Hostile words were exchanged and insults traded until Ilić handcuffed Sipović and turned him in. The two smugglers then began talking and Border Police Internal Affairs took over.

A Border Police disciplinary prosecutor charged Ilić and his colleagues. During the hearing, Ilić and his colleagues claimed that they do not know Sipović. However, Sipović’s telephone listings show numerous calls from Ilić’s mobile phone several months before the dispute. The phone listing was rejected as evidence because disciplinary prosecutor Predrag Crnogorac did not submit an authorized copy from Telecom Srbija. The disciplinary procedure inside the Border Police ended with Ilić’s release for ‘lack of evidence.’

The acquittal was appealed before the BiH Police board, and Ilić had his pay docked temporarily.

Border Police submitted a mandatory report earlier this year to the BiH Prosecutor’s Office, which may prompt criminal charges and lead to a harsher punishment.

Ilić said he could not comment for this story, but his lawyer said that he is trying to reverse the decision of the Police board at the Court of BiH.

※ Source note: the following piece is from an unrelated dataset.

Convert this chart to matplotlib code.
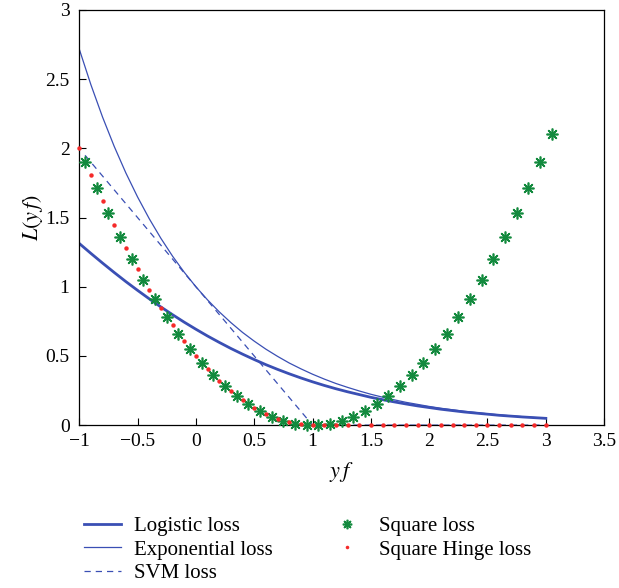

Ilić’s commander Radomir Vasić said that the problem in the case is that all the evidence comes from two criminals, one a foreign national, and neither certain to testify.

Discipline is Not Dismissal

The Indirect Taxation Authority (ITA), the state agency that oversees the Customs office and is most directly concerned with smuggling and tax collection, is not immune to corruption or any more adept at taking decisive action against offenders.

During 2006 and 2007, the administration started 27 disciplinary processes against 24 employees suspected of cross border smuggling and similar acts.

As a result of these actions, only one customs officer lost his job. Nine received minor punishments, such as demotions or small fines, while five were absolved. The cases were dropped in three instances because the officers left the service. Three are suspended pending a prosecutor’s decision.